◆ GOAL OF THE EXERCISE: Set down the data below without change, skipping the pictures it holds.

◆ RECORDED DATA:
-------

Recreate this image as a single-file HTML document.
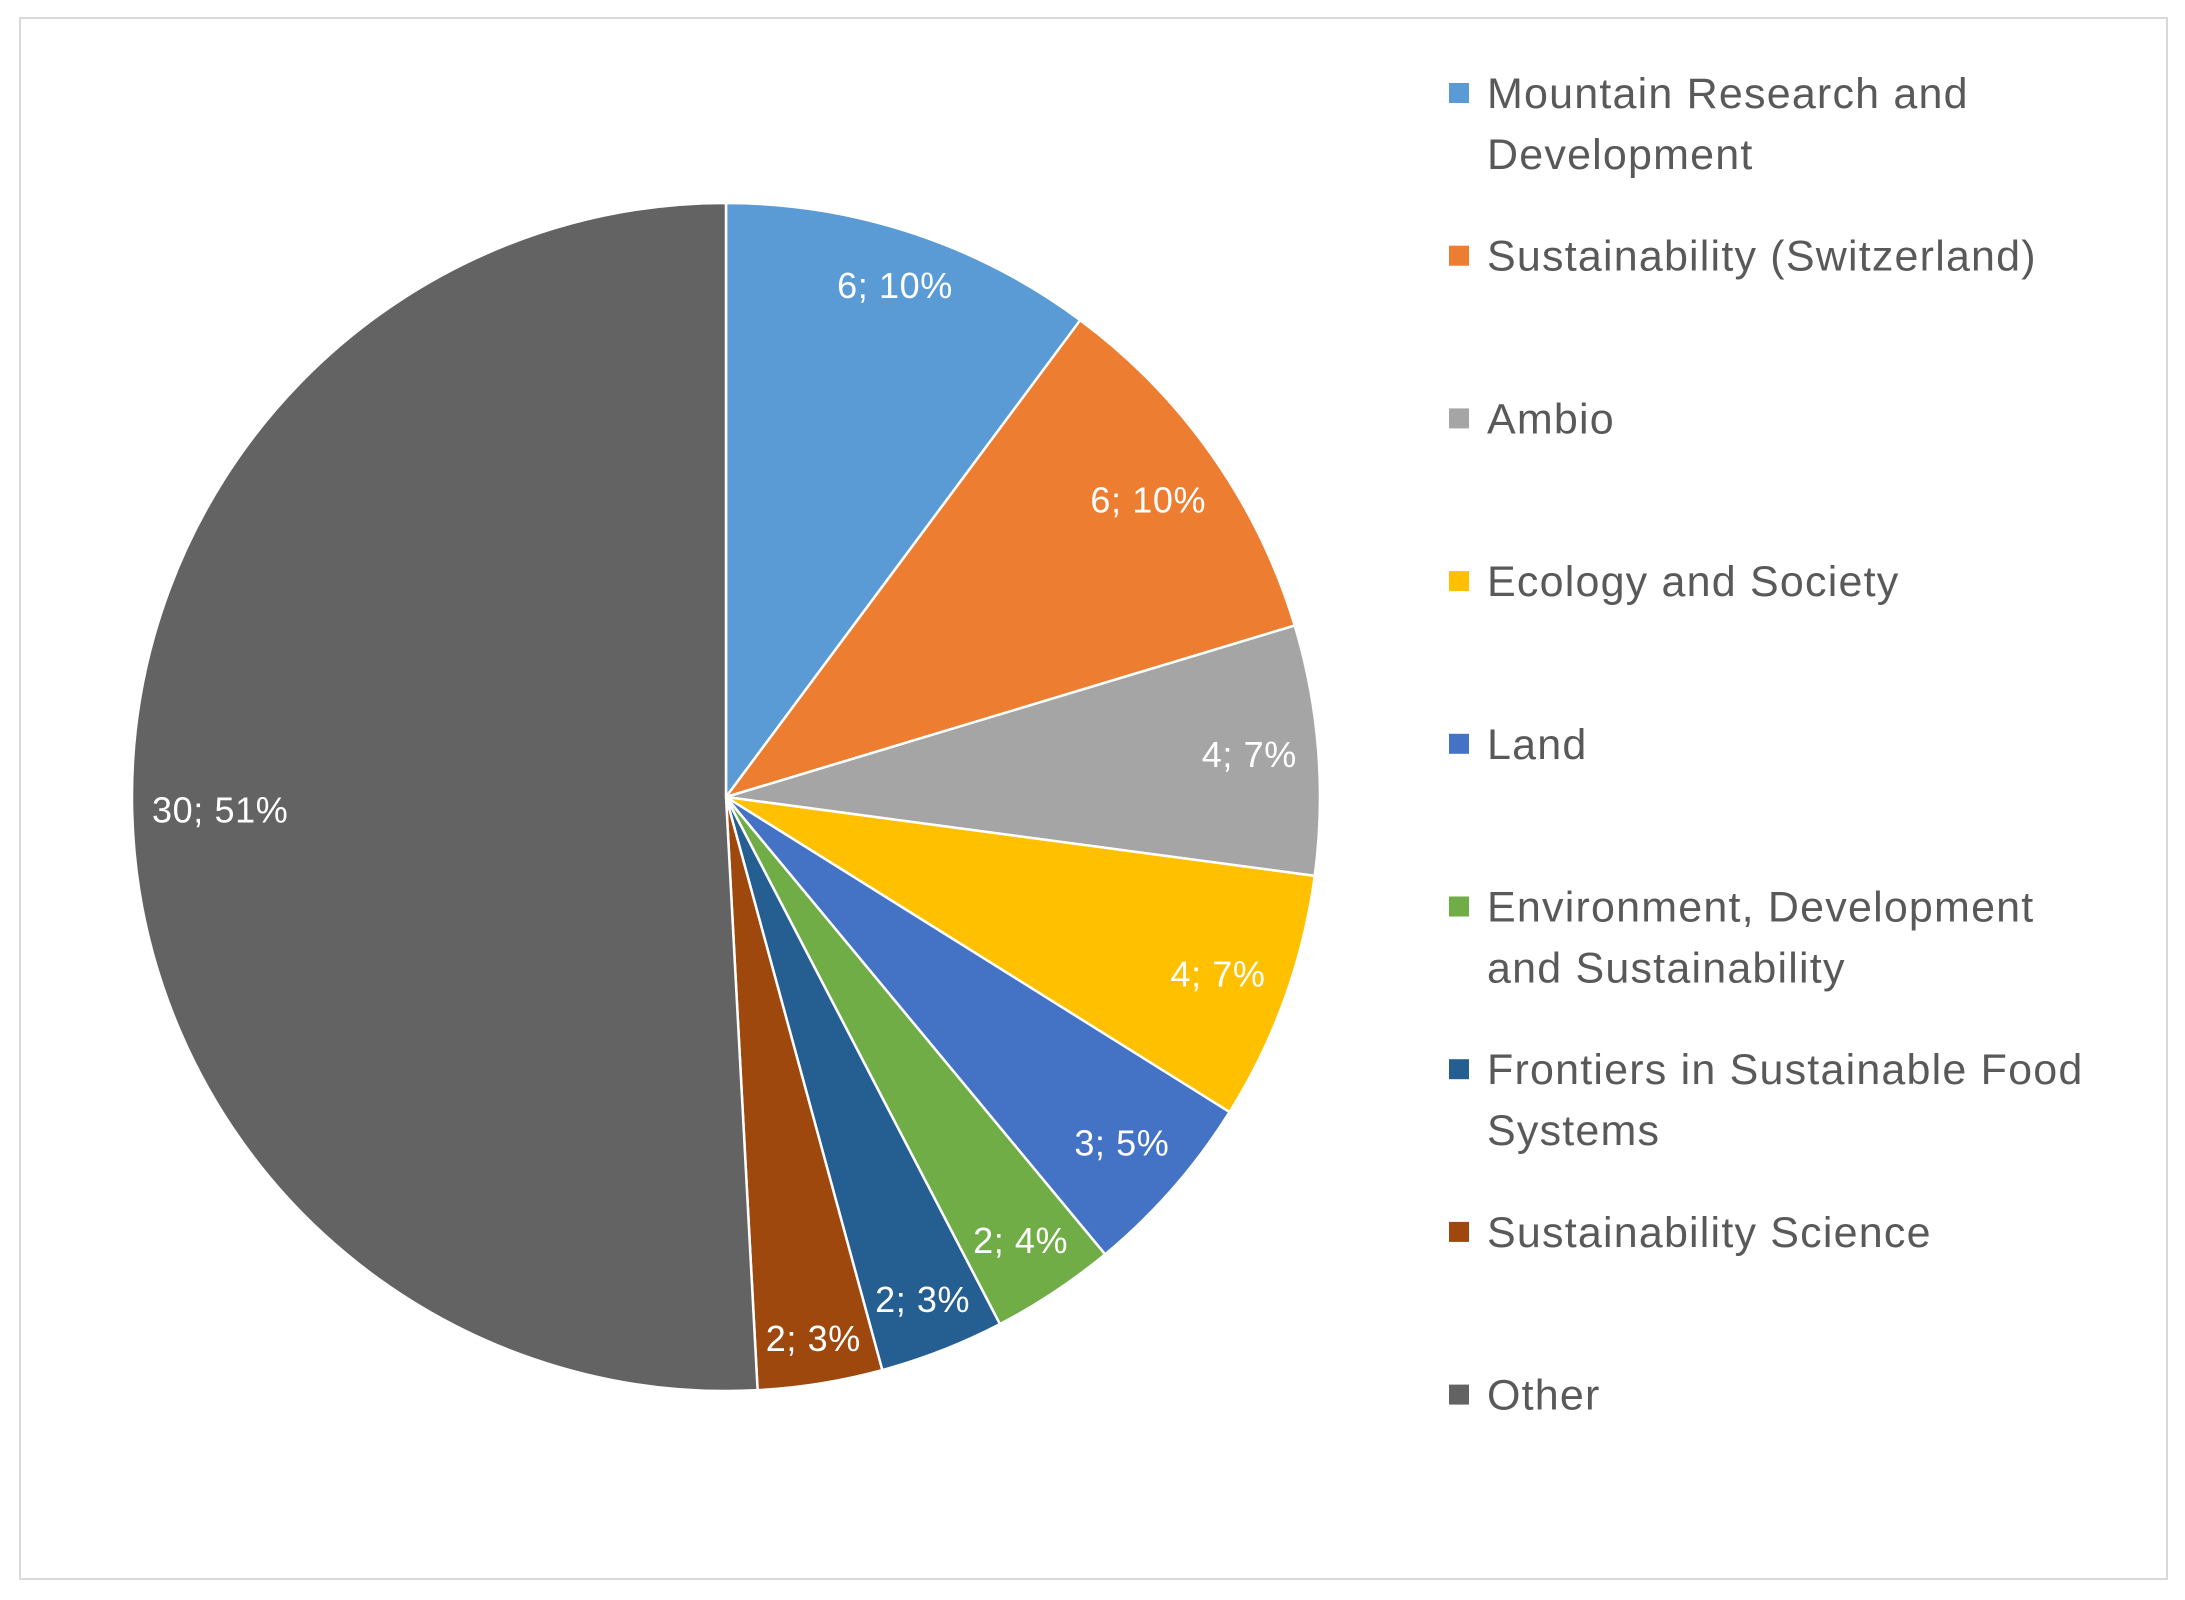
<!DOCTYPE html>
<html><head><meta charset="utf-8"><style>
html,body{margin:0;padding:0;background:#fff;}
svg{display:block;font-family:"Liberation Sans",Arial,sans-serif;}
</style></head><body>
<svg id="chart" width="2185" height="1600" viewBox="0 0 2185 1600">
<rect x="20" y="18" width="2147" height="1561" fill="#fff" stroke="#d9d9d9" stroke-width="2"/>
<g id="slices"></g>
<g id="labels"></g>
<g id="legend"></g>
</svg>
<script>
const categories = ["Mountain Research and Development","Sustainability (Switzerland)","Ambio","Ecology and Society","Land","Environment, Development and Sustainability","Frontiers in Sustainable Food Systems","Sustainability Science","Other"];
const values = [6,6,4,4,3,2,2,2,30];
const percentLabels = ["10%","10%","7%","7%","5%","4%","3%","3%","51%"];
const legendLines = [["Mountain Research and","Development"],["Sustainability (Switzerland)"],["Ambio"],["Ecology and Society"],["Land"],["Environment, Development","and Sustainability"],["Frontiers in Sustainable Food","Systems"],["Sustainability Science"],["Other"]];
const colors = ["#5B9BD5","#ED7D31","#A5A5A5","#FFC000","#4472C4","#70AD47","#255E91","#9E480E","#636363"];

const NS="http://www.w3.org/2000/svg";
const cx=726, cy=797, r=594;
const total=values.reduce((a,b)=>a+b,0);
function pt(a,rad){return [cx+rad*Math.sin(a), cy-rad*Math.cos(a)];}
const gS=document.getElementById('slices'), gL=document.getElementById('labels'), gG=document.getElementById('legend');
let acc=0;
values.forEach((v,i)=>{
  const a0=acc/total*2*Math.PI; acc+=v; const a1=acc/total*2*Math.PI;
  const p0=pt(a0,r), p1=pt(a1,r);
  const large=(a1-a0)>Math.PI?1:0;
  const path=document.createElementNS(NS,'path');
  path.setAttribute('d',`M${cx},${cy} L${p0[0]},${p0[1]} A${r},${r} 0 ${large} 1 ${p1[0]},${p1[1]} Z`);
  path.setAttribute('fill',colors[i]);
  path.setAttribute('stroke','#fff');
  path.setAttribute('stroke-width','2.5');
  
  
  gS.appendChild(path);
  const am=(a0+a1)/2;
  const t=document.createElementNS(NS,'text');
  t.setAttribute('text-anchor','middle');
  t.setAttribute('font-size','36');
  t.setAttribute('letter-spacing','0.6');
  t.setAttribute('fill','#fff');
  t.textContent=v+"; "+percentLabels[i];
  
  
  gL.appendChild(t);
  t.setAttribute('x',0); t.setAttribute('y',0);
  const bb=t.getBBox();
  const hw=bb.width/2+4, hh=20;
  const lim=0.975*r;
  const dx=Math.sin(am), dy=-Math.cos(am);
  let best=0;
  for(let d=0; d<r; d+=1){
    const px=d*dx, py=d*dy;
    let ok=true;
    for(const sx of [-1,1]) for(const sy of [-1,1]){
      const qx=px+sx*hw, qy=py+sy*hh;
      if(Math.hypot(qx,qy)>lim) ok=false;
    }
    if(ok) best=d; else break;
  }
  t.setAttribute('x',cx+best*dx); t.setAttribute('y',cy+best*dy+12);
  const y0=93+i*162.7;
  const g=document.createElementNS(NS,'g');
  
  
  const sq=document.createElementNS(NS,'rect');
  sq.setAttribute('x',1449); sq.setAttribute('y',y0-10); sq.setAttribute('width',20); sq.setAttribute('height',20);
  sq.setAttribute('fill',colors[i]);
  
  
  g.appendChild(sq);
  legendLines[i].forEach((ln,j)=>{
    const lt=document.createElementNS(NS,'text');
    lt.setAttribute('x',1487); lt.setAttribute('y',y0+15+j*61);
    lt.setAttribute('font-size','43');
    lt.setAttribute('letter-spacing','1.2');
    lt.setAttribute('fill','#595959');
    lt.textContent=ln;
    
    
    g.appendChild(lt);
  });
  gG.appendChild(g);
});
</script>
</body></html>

-------

◆ EXERCISE SOLUTION:
Recreate this image as a single-file HTML document.
<!DOCTYPE html>
<html><head><meta charset="utf-8"><style>
html,body{margin:0;padding:0;background:#fff;}
svg{display:block;font-family:"Liberation Sans",Arial,sans-serif;}
</style></head><body>
<svg id="chart" width="2185" height="1600" viewBox="0 0 2185 1600">
<rect x="20" y="18" width="2147" height="1561" fill="#fff" stroke="#d9d9d9" stroke-width="2"/>
<g id="slices"></g>
<g id="labels"></g>
<g id="legend"></g>
</svg>
<script>
const categories = ["Mountain Research and Development","Sustainability (Switzerland)","Ambio","Ecology and Society","Land","Environment, Development and Sustainability","Frontiers in Sustainable Food Systems","Sustainability Science","Other"];
const values = [6,6,4,4,3,2,2,2,30];
const percentLabels = ["10%","10%","7%","7%","5%","4%","3%","3%","51%"];
const legendLines = [["Mountain Research and","Development"],["Sustainability (Switzerland)"],["Ambio"],["Ecology and Society"],["Land"],["Environment, Development","and Sustainability"],["Frontiers in Sustainable Food","Systems"],["Sustainability Science"],["Other"]];
const colors = ["#5B9BD5","#ED7D31","#A5A5A5","#FFC000","#4472C4","#70AD47","#255E91","#9E480E","#636363"];

const NS="http://www.w3.org/2000/svg";
const cx=726, cy=797, r=594;
const total=values.reduce((a,b)=>a+b,0);
function pt(a,rad){return [cx+rad*Math.sin(a), cy-rad*Math.cos(a)];}
const gS=document.getElementById('slices'), gL=document.getElementById('labels'), gG=document.getElementById('legend');
let acc=0;
values.forEach((v,i)=>{
  const a0=acc/total*2*Math.PI; acc+=v; const a1=acc/total*2*Math.PI;
  const p0=pt(a0,r), p1=pt(a1,r);
  const large=(a1-a0)>Math.PI?1:0;
  const path=document.createElementNS(NS,'path');
  path.setAttribute('d',`M${cx},${cy} L${p0[0]},${p0[1]} A${r},${r} 0 ${large} 1 ${p1[0]},${p1[1]} Z`);
  path.setAttribute('fill',colors[i]);
  path.setAttribute('stroke','#fff');
  path.setAttribute('stroke-width','2.5');
  
  
  gS.appendChild(path);
  const am=(a0+a1)/2;
  const t=document.createElementNS(NS,'text');
  t.setAttribute('text-anchor','middle');
  t.setAttribute('font-size','36');
  t.setAttribute('letter-spacing','0.6');
  t.setAttribute('fill','#fff');
  t.textContent=v+"; "+percentLabels[i];
  
  
  gL.appendChild(t);
  t.setAttribute('x',0); t.setAttribute('y',0);
  const bb=t.getBBox();
  const hw=bb.width/2+4, hh=20;
  const lim=0.975*r;
  const dx=Math.sin(am), dy=-Math.cos(am);
  let best=0;
  for(let d=0; d<r; d+=1){
    const px=d*dx, py=d*dy;
    let ok=true;
    for(const sx of [-1,1]) for(const sy of [-1,1]){
      const qx=px+sx*hw, qy=py+sy*hh;
      if(Math.hypot(qx,qy)>lim) ok=false;
    }
    if(ok) best=d; else break;
  }
  t.setAttribute('x',cx+best*dx); t.setAttribute('y',cy+best*dy+12);
  const y0=93+i*162.7;
  const g=document.createElementNS(NS,'g');
  
  
  const sq=document.createElementNS(NS,'rect');
  sq.setAttribute('x',1449); sq.setAttribute('y',y0-10); sq.setAttribute('width',20); sq.setAttribute('height',20);
  sq.setAttribute('fill',colors[i]);
  
  
  g.appendChild(sq);
  legendLines[i].forEach((ln,j)=>{
    const lt=document.createElementNS(NS,'text');
    lt.setAttribute('x',1487); lt.setAttribute('y',y0+15+j*61);
    lt.setAttribute('font-size','43');
    lt.setAttribute('letter-spacing','1.2');
    lt.setAttribute('fill','#595959');
    lt.textContent=ln;
    
    
    g.appendChild(lt);
  });
  gG.appendChild(g);
});
</script>
</body></html>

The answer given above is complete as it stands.